A few more tidbits from yesterday's Alberta election:
- The NDP is officially a political non-entity outside of Edmonton - they came 5th, behind the Greens and the Alliance, in numerous ridings.
- The Alberta Separation Party garnered a whopping zero-point-something of the popular vote. OK, so maybe we're not THAT disenchanted with the federation.
- Cosh's post-election post on his website is titled "Fight to the Death". Why is this amusing? This is why:
The Progressive Conservatives have won their tenth consecutive majority government in Alberta tonight. They came in here the same year I did, and I suppose it's time to start wondering which of us will last longer...

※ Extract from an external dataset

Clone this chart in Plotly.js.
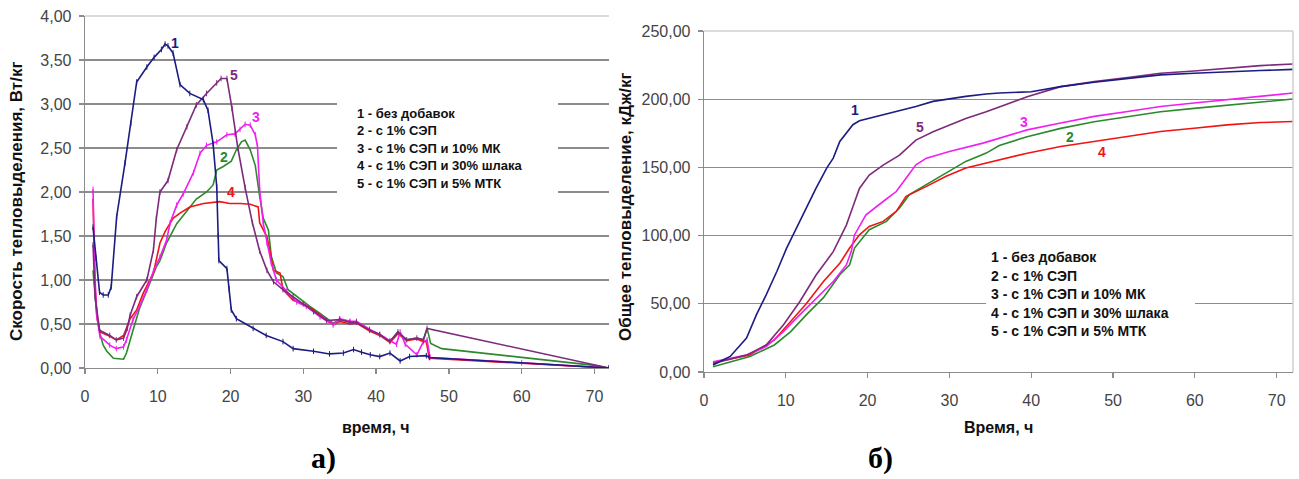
<!DOCTYPE html>
<html><head><meta charset="utf-8">
<script src="https://cdn.plot.ly/plotly-3.0.1.min.js"></script>
<style>html,body{margin:0;padding:0;background:#fff}#c{width:1299px;height:479px}</style>
</head><body><div id="c"></div>
<script>
// ---- Chart a) heat release rate, W/kg ----
const rate1_t = [1.1,1.5,2.0,2.5,3.2,3.6,4.35,5.5,6.3,7.1,8.5,9.5,10.5,11.0,11.4,12.1,13.05,14.4,16.25,16.9,17.6,18.1,18.3,18.4,19.5,19.8,20.1,20.8,23.1,24.9,27.2,28.6,31.4,33.6,35.5,36.9,38.0,39.2,40.5,41.9,43.3,44.6,46.9,47.3,72];
const rate1_v = [1.6,1.25,0.86,0.83,0.83,0.92,1.72,2.33,2.78,3.25,3.42,3.53,3.62,3.68,3.66,3.58,3.22,3.12,3.05,2.93,2.55,2.06,1.5,1.22,1.13,0.9,0.66,0.56,0.45,0.37,0.3,0.22,0.19,0.16,0.17,0.21,0.18,0.15,0.13,0.17,0.08,0.13,0.14,0.12,0.0];

const rate2_t = [1.1,1.6,2.06,2.5,3.0,3.9,5.3,5.7,6.6,7.5,8.9,9.8,10.3,11.2,12.6,14.0,15.3,16.7,17.6,18.1,19.0,20.1,20.8,21.5,22.0,22.7,23.4,24.0,24.5,25.2,25.6,26.3,27.2,27.9,29.1,30.9,32.3,34.1,35.0,36.4,37.3,39.1,40.5,41.9,43.0,44.2,45.6,46.5,47.0,47.5,49.0,56.5,70,72];
const rate2_v = [1.11,0.62,0.39,0.26,0.19,0.11,0.10,0.17,0.43,0.68,0.96,1.15,1.22,1.42,1.64,1.79,1.92,2.0,2.08,2.25,2.29,2.35,2.48,2.57,2.59,2.48,2.3,1.95,1.7,1.57,1.27,1.08,1.04,0.89,0.81,0.70,0.62,0.51,0.55,0.52,0.52,0.43,0.38,0.30,0.41,0.32,0.34,0.32,0.45,0.28,0.22,0.15,0.03,0.0];

const rate3_t = [1.1,1.3,1.6,2.06,3.4,4.3,5.3,5.7,6.6,7.5,8.5,9.4,10.3,11.2,11.7,12.6,13.5,14.9,15.8,16.7,18.1,19.5,20.6,21.3,22.0,22.7,23.4,23.7,24.0,24.5,25.0,25.6,26.3,27.7,29.1,30.4,32.3,34.1,35.0,36.4,37.3,39.1,40.5,41.9,42.8,43.3,44.0,45.6,46.5,47.0,47.4,60,72];
const rate3_v = [2.03,1.2,0.6,0.36,0.26,0.22,0.24,0.32,0.55,0.70,0.89,1.10,1.26,1.45,1.65,1.85,1.98,2.22,2.44,2.53,2.57,2.65,2.66,2.71,2.77,2.76,2.65,2.52,2.02,1.64,1.42,1.19,1.00,0.87,0.75,0.70,0.58,0.49,0.56,0.53,0.53,0.44,0.38,0.31,0.27,0.41,0.27,0.15,0.30,0.32,0.12,0.06,0.0];

const rate4_t = [1.1,1.25,1.4,1.7,2.06,3.4,4.3,5.3,6.2,7.1,8.0,9.4,10.3,11.0,12.1,13.05,14.4,16.3,18.5,19.9,21.3,22.7,23.8,24.0,25.0,25.4,25.9,26.8,27.2,28.6,30.0,31.4,32.7,34.1,35.0,36.4,37.3,39.1,40.5,41.9,43.0,44.2,45.6,46.5,46.9,47.3,72];
const rate4_v = [1.92,1.5,0.9,0.55,0.41,0.36,0.32,0.37,0.56,0.66,0.85,1.08,1.42,1.55,1.70,1.76,1.83,1.87,1.89,1.87,1.87,1.86,1.83,1.65,1.49,1.34,1.11,1.08,0.89,0.77,0.73,0.66,0.58,0.49,0.53,0.50,0.51,0.42,0.37,0.29,0.39,0.31,0.33,0.30,0.30,0.11,0.0];

const rate5_t = [1.1,1.4,2.0,3.4,4.3,5.3,5.8,6.2,7.1,8.5,9.4,9.8,10.3,11.4,12.6,14.0,15.3,16.7,18.1,18.7,19.5,20.2,21.0,22.0,23.0,24.0,25.0,25.9,27.2,28.6,30.0,31.4,33.2,35.0,36.4,37.3,39.1,40.5,41.9,43.0,44.2,45.6,46.5,47.0,72];
const rate5_v = [1.4,0.8,0.43,0.37,0.32,0.34,0.45,0.6,0.81,1.0,1.34,1.7,2.0,2.13,2.48,2.74,2.99,3.12,3.24,3.29,3.29,2.95,2.5,2.05,1.65,1.33,1.11,0.98,0.89,0.81,0.73,0.64,0.54,0.55,0.52,0.52,0.43,0.38,0.30,0.41,0.32,0.34,0.32,0.45,0.0];

// ---- Chart б) total heat release, kJ/kg ----
const tot1_t = [1.1,3.2,5.2,6.4,7.6,8.9,10.1,11.3,12.5,13.7,15.0,15.8,16.6,17.6,18.2,19.0,20.7,22.3,23.9,25.9,28.0,30.0,32.0,34.5,36.1,40,43.6,47.7,51.8,55.8,59.9,63.95,68,72];
const tot1_v = [5.1,11.4,24.9,41.9,56.6,73.7,90.8,105.5,120.2,134.8,149.5,156.8,169.0,176.4,181.3,184.2,186.7,189.1,191.5,194.7,198.4,200.3,202.1,203.8,204.5,205.5,209.2,212.4,215.3,217.8,219.0,220.2,221.0,221.9];

const tot2_t = [1.1,5.6,8.6,10.6,12.5,14.6,16.6,17.8,18.4,19.4,20.2,22.3,23.9,25.1,27.2,29.6,32.0,34.5,36.1,39.5,43.6,47.7,51.8,55.8,59.9,63.95,68,72];
const tot2_v = [3.9,11.3,19.8,29.6,41.9,54.5,71.3,78.6,90.9,98.2,104.3,110.4,120.2,130.0,137.3,145.9,154.4,160.5,166.1,172.5,178.6,183.5,187.2,190.8,193.3,195.7,198.2,200.1];

const tot3_t = [1.1,5.2,7.6,9.7,11.7,13.7,15.8,17.4,18.0,18.4,19.8,21.9,23.5,24.7,25.9,27.2,30.0,34.1,36.1,39.5,43.6,47.7,51.8,55.8,59.9,63.95,68,72];
const tot3_v = [7.5,12.4,18.6,29.6,41.9,54.1,66.3,78.5,88.3,100.5,115.2,125.0,132.3,142.1,151.9,156.8,161.7,167.8,171.5,177.5,182.5,187.4,191.0,194.7,197.2,199.6,202.5,204.5];

const tot4_t = [1.1,5.6,8.6,10.6,12.5,14.6,16.6,17.8,19.0,20.2,21.9,23.5,24.7,27.2,29.6,32.0,34.1,36.1,39.5,43.6,47.7,51.8,55.8,59.9,63.95,68,72];
const tot4_v = [6.9,12.4,23.5,36.9,50.0,66.3,79.7,90.9,100.6,106.7,110.4,117.8,128.8,136.1,143.5,149.5,152.5,155.6,160.4,165.3,168.9,172.6,176.3,178.7,181.2,182.9,183.6];

const tot5_t = [1.1,5.2,7.6,9.7,11.7,13.7,15.8,17.4,18.2,19.0,20.2,21.9,23.9,25.9,28.0,30.0,32.0,34.5,36.1,39.5,43.6,47.7,51.8,55.8,59.9,63.95,68,72];
const tot5_v = [6.3,12.4,19.8,34.4,51.5,71.1,88.2,107.7,121.2,134.6,144.4,151.7,159.0,170.0,176.2,181.0,185.9,190.8,194.5,201.8,209.2,212.9,215.8,219.0,220.7,222.7,224.6,225.8];

const xTicks = [0,10,20,30,40,50,60,70];
const legendLines = ["1 - без добавок","2 - с 1% СЭП","3 - с 1% СЭП и 10% МК","4 - с 1% СЭП и 30% шлака","5 - с 1% СЭП и 5% МТК"];
const curveNames = ["1","2","3","4","5"];
const titleA_y = "Скорость тепловыделения, Вт/кг";
const titleA_x = "время, ч";
const titleB_y = "Общее тепловыделение, кДж/кг";
const titleB_x = "Время, ч";

// ---- styling ----
const W = 1299, H = 479;
const colors = ["#1c1c82","#2b8a2b","#f01ef0","#f01414","#7d2a7d"];
const FONT = "Liberation Sans, Arial, sans-serif";
const px = v => v / W, py = v => 1 - v / H;

function tr(x, y, i, axes, mk) {
  const t = {x: x, y: y, type: "scatter", mode: mk ? "lines+markers" : "lines",
    line: {color: colors[i], width: 1.6}, xaxis: axes[0], yaxis: axes[1], hoverinfo: "skip"};
  if (mk) t.marker = {symbol: "line-ns", size: 4, line: {color: colors[i], width: 1}, color: colors[i]};
  return t;
}
const A = ["x","y"], B = ["x2","y2"];
const data = [
  tr(rate2_t, rate2_v, 1, A, false), tr(rate4_t, rate4_v, 3, A, false),
  tr(rate3_t, rate3_v, 2, A, true), tr(rate5_t, rate5_v, 4, A, true), tr(rate1_t, rate1_v, 0, A, true),
  tr(tot2_t, tot2_v, 1, B, false), tr(tot4_t, tot4_v, 3, B, false), tr(tot3_t, tot3_v, 2, B, false),
  tr(tot5_t, tot5_v, 4, B, false), tr(tot1_t, tot1_v, 0, B, false)
];

const axCommon = {showline: true, linecolor: "#8c8c8c", linewidth: 1.3, ticks: "outside", ticklen: 5,
  tickcolor: "#8c8c8c", tickwidth: 1.3, tickfont: {family: FONT, size: 16, color: "#444"}, zeroline: false};
const layout = {
  width: W, height: H, margin: {l: 0, r: 0, t: 0, b: 0}, showlegend: false,
  paper_bgcolor: "#fff", plot_bgcolor: "#fff", separators: ", ",
  xaxis: Object.assign({}, axCommon, {domain: [px(85), px(609)], range: [0, 72], tickvals: xTicks, showgrid: false, anchor: "y", ticklabelstandoff: 8}),
  yaxis: Object.assign({}, axCommon, {domain: [py(368), py(16)], range: [0, 4], dtick: 0.5, tickformat: ".2f",
    showgrid: true, gridcolor: "#8c8c8c", gridwidth: 1.3, anchor: "x", ticklabelstandoff: 4}),
  xaxis2: Object.assign({}, axCommon, {domain: [px(704), px(1293)], range: [0, 72], tickvals: xTicks, showgrid: false, anchor: "y2", ticklabelstandoff: 8}),
  yaxis2: Object.assign({}, axCommon, {domain: [py(372), py(31)], range: [0, 250], dtick: 50, tickformat: ".2f",
    showgrid: true, gridcolor: "#8c8c8c", gridwidth: 1.3, anchor: "x2", ticklabelstandoff: 4}),
  shapes: [], annotations: []
};

// top borders (light), right border for chart б
layout.shapes.push({type: "line", xref: "x domain", yref: "y domain", x0: 0, x1: 1, y0: 1, y1: 1, line: {color: "#fff", width: 3}, layer: "above"});
layout.shapes.push({type: "line", xref: "x domain", yref: "y domain", x0: 0, x1: 1, y0: 1, y1: 1, line: {color: "#cfcfcf", width: 1.5}, layer: "above"});
layout.shapes.push({type: "line", xref: "x2 domain", yref: "y2 domain", x0: 0, x1: 1, y0: 1, y1: 1, line: {color: "#fff", width: 3}, layer: "above"});
layout.shapes.push({type: "line", xref: "x2 domain", yref: "y2 domain", x0: 0, x1: 1, y0: 1, y1: 1, line: {color: "#cfcfcf", width: 1.5}, layer: "above"});
layout.shapes.push({type: "line", xref: "x2 domain", yref: "y2 domain", x0: 1, x1: 1, y0: 0, y1: 1, line: {color: "#cfcfcf", width: 1.5}, layer: "above"});

// legend boxes
layout.shapes.push({type: "rect", xref: "paper", yref: "paper", x0: px(337), x1: px(558), y0: py(200), y1: py(97), fillcolor: "#fff", line: {width: 0}, layer: "above"});
layout.shapes.push({type: "rect", xref: "paper", yref: "paper", x0: px(986), x1: px(1195), y0: py(346), y1: py(243), fillcolor: "#fff", line: {width: 0}, layer: "above"});

function ann(text, x, y, o) {
  layout.annotations.push(Object.assign({text: text, xref: "paper", yref: "paper", x: px(x), y: py(y),
    xanchor: "center", yanchor: "middle", showarrow: false,
    font: {family: FONT, size: 16, color: "#111", weight: "bold"}}, o || {}));
}
legendLines.forEach((s, i) => {
  ann(s, 355, 113 + i * 17.5, {xanchor: "left", font: {family: FONT, size: 13, color: "#111", weight: "bold"}});
  ann(s, 989, 257 + i * 18.5, {xanchor: "left", font: {family: FONT, size: 14, color: "#111", weight: "bold"}});
});

// axis titles
ann(titleA_y, 17, 202, {textangle: -90, font: {family: FONT, size: 17, color: "#111", weight: "bold"}});
ann(titleA_x, 376, 427);
ann(titleB_y, 625, 207, {textangle: -90, font: {family: FONT, size: 17, color: "#111", weight: "bold"}});
ann(titleB_x, 998, 427);

// curve numbers
const labA = [[175, 43], [224, 157], [256, 117], [231, 192], [234, 75]];
const labB = [[855, 110], [1070, 137], [1024, 122], [1102, 152], [920, 127]];
curveNames.forEach((n, i) => {
  ann(n, labA[i][0], labA[i][1], {font: {family: FONT, size: 14, color: colors[i], weight: "bold"}});
  ann(n, labB[i][0], labB[i][1], {font: {family: FONT, size: 14, color: colors[i], weight: "bold"}});
});

// panel labels
ann("а)", 323, 458, {font: {family: "Liberation Serif, Times New Roman, serif", size: 30, color: "#000", weight: "bold"}});
ann("б)", 880, 458, {font: {family: "Liberation Serif, Times New Roman, serif", size: 30, color: "#000", weight: "bold"}});

Plotly.newPlot("c", data, layout, {staticPlot: true, displayModeBar: false});
</script></body></html>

Indeed. I would also observe that Ralph Klein's personal string of election successes began the same month the Calgary Flames played their first game. With the exception of a 3-year stint as a mere provincial cabinet minister, he has spent the entire 24+ years as a head of government. You can listen to his CBC Radio commentary here.
- In Cosh's commentary (and others have noted this as well) he makes the point that Ted Morton is probably the most significant new addition to the legislature. I hope he's right, but I have a feeling that, at least in the short-term, it will actually be this guy.
Which brings me to why I'm so disappointed about the PC election "campaign". They were going to win. Everyone knew they were going to win. They also know that structural reforms of some kind are required to be applied to the health care system. They also know, and have stated openly several times, that it is indefensible to restrict Albertans from spending their own money on their own health care.
It would have been so easy, and low-risk, to say that going forward, the government is going to focus on providing the best health care possible for those who want or need it. Private facilities? Whatever - we're not going to worry about people who don't want health care from us, we're going to devote our resources towards serving those who do. Private ownership of facilities providing publicly-insured services? Sure, why not - it would be arrogant of our government to assume that we're the only ones who know how to run a hospital, or even that we know the best way.
You know if the PCs had said any of these things, there would have been some scolding comments from federal politicians (Martin returning the favour to Ralph?) which as always would benefit Klein at the polls.
But the PCs didn't say any of this, excepting a few hints, supported half-heartedly. And so, instead of having a clear mandate to enact a few basic conceptual reforms to the system, they have a fuzzy mandate to destroy public health care, or something. Worse still, the provincial Liberals will be challenging any health reforms from a presumptively strong moral position. Witness three of the new Liberal MLAs:
- Harry Chase (Calgary Varsity), former head of Friends of Medicare, an Alberta organization which opposes any policy not involving increased $$
- Bridget Pastoor (Lethbridge East), former RN of 15+ years. (Sample campaign boilerplate: "as a nurse, I have an insider's understanding of the problems confronting the health care system, etc. etc.".)
- Dr. David Swann (Calgary Mountain View) former medical officer of health for the Palliser Health Region, who I guarantee will continue to be a poster boy for the logical fallacies described here by the Monger.
I don't think it's stretching it to say that the PC "campaign" "strategy" set back health care reform in this country by 3 years. It just means the changes are going to be even more painful when they come.